-- START --

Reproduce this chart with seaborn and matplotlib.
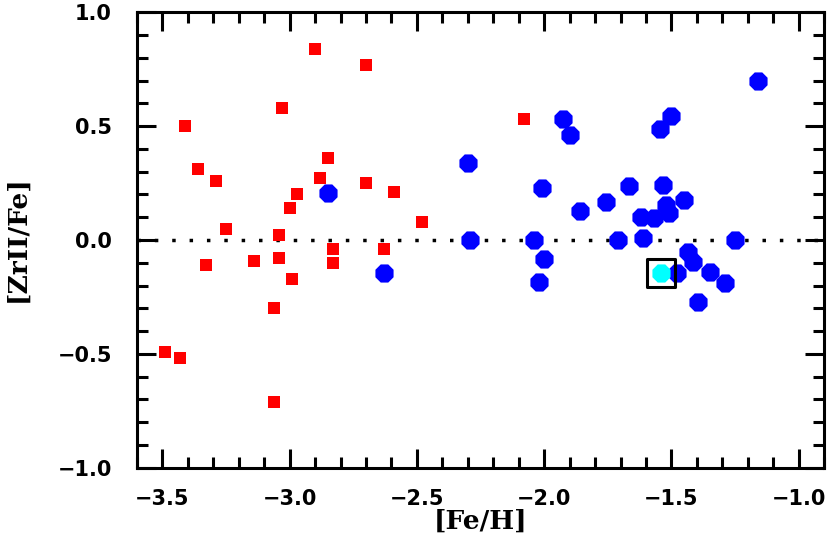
import numpy as np
import pandas as pd
import matplotlib
matplotlib.use('Agg')
import matplotlib.pyplot as plt
import seaborn as sns
from matplotlib.ticker import MultipleLocator

# red squares
red_feh = [-3.49, -3.43, -3.41, -3.36, -3.29, -3.33, -3.25, -3.14, -3.03, -3.04,
           -3.04, -2.97, -3.00, -2.99, -3.06, -3.06, -2.90, -2.88, -2.85, -2.83,
           -2.83, -2.70, -2.70, -2.63, -2.59, -2.48, -2.08]
red_zr = [-0.49, -0.52, 0.50, 0.31, 0.26, -0.11, 0.05, -0.09, 0.58, 0.02,
          -0.08, 0.20, 0.14, -0.17, -0.30, -0.71, 0.84, 0.27, 0.36, -0.04,
          -0.10, 0.77, 0.25, -0.04, 0.21, 0.08, 0.53]

# blue circles
blue_feh = [-2.85, -2.63, -2.30, -2.29, -1.16, -1.925, -1.90, -1.50, -1.545, -2.01,
            -1.666, -1.533, -1.858, -1.757, -1.45, -1.52, -1.51, -1.62, -1.57, -1.61,
            -2.04, -1.71, -1.25, -2.00, -2.02, -1.435, -1.415, -1.478, -1.35, -1.29,
            -1.396]
blue_zr = [0.205, -0.145, 0.34, 0.0, 0.70, 0.53, 0.46, 0.545, 0.487, 0.23,
           0.237, 0.24, 0.127, 0.167, 0.175, 0.154, 0.118, 0.10, 0.097, 0.01,
           0.0, 0.0, 0.0, -0.083, -0.185, -0.053, -0.097, -0.145, -0.14, -0.19,
           -0.27]

# highlighted star
cyan_feh = [-1.54]
cyan_zr = [-0.145]

xtick_vals = [-3.5, -3.0, -2.5, -2.0, -1.5, -1.0]
ytick_vals = [-1.0, -0.5, 0.0, 0.5, 1.0]

red = pd.DataFrame({'feh': red_feh, 'zr': red_zr})
blue = pd.DataFrame({'feh': blue_feh, 'zr': blue_zr})
cyan = pd.DataFrame({'feh': cyan_feh, 'zr': cyan_zr})

sns.set_style('ticks')
plt.rcParams['font.family'] = ['DejaVu Sans']
plt.rcParams['text.color'] = 'black'
plt.rcParams['axes.labelcolor'] = 'black'
plt.rcParams['xtick.color'] = 'black'
plt.rcParams['ytick.color'] = 'black'
plt.rcParams['axes.edgecolor'] = 'black'

fig = plt.figure(figsize=(8.3, 5.53), dpi=100)
ax = fig.add_axes([0.165, 0.154, 0.828, 0.824])

ax.axhline(0.0, color='black', lw=2.5, ls=(0, (1, 4)), zorder=1)

sns.scatterplot(data=red, x='feh', y='zr', ax=ax, marker='s', s=80,
                color='#ff0000', linewidth=0, zorder=3)
sns.scatterplot(data=blue, x='feh', y='zr', ax=ax, marker='8', s=200,
                color='#0000ff', linewidth=0, zorder=3)
sns.scatterplot(data=cyan, x='feh', y='zr', ax=ax, marker='8', s=200,
                color='#00ffff', linewidth=0, zorder=4)
sns.scatterplot(data=cyan, x='feh', y='zr', ax=ax, marker='s', s=400,
                facecolor='none', edgecolor='black', linewidth=2.2, zorder=5)

ax.set_xlim(-3.6, -0.9)
ax.set_ylim(-1.0, 1.0)
ax.xaxis.set_minor_locator(MultipleLocator(0.1))
ax.yaxis.set_minor_locator(MultipleLocator(0.1))
ax.set_xticks(xtick_vals)
ax.set_xticklabels([f'{v:.1f}'.replace('-', '\u2212') for v in xtick_vals])
ax.set_yticks(ytick_vals)
ax.set_yticklabels([f'{v:.1f}'.replace('-', '\u2212') for v in ytick_vals])

ax.tick_params(which='both', direction='in', top=True, right=True,
               width=2.2, labelsize=15)
ax.tick_params(axis='x', pad=15)
ax.tick_params(axis='y', pad=18)
ax.tick_params(which='major', length=14)
ax.tick_params(which='minor', length=8)
for lab in ax.get_xticklabels() + ax.get_yticklabels():
    lab.set_fontweight('bold')
for sp in ax.spines.values():
    sp.set_linewidth(2.2)
    sp.set_visible(True)
    sp.set_color('black')

ax.set_xlabel('[Fe/H]', fontsize=19, fontweight='bold', family='DejaVu Serif', va='center')
ax.set_ylabel('[ZrII/Fe]', fontsize=19, fontweight='bold', family='DejaVu Serif', va='center')
ax.xaxis.set_label_coords(0.5, -0.118)
ax.yaxis.set_label_coords(-0.175, 0.504)

fig.savefig('out.png', dpi=100)
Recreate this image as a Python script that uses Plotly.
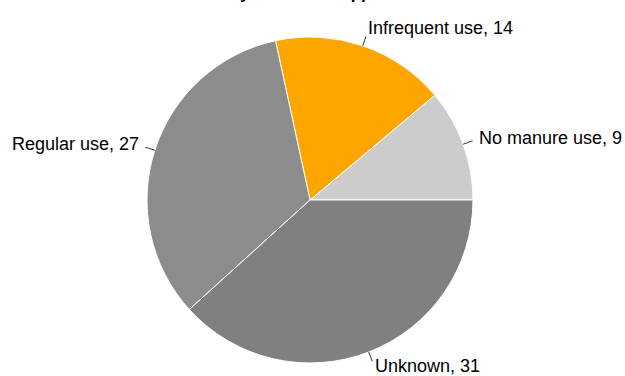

-- END --

● TASK TO CARRY OUT
From the opening line of the entries above to the line containing "-0.10, 0.77, 0.25, -0.04, 0.21, 0.08, 0.53]", please transcribe each line exactly, skipping every picture.

● ANSWER FOR THE TASK
Reproduce this chart with seaborn and matplotlib.
import numpy as np
import pandas as pd
import matplotlib
matplotlib.use('Agg')
import matplotlib.pyplot as plt
import seaborn as sns
from matplotlib.ticker import MultipleLocator

# red squares
red_feh = [-3.49, -3.43, -3.41, -3.36, -3.29, -3.33, -3.25, -3.14, -3.03, -3.04,
           -3.04, -2.97, -3.00, -2.99, -3.06, -3.06, -2.90, -2.88, -2.85, -2.83,
           -2.83, -2.70, -2.70, -2.63, -2.59, -2.48, -2.08]
red_zr = [-0.49, -0.52, 0.50, 0.31, 0.26, -0.11, 0.05, -0.09, 0.58, 0.02,
          -0.08, 0.20, 0.14, -0.17, -0.30, -0.71, 0.84, 0.27, 0.36, -0.04,
          -0.10, 0.77, 0.25, -0.04, 0.21, 0.08, 0.53]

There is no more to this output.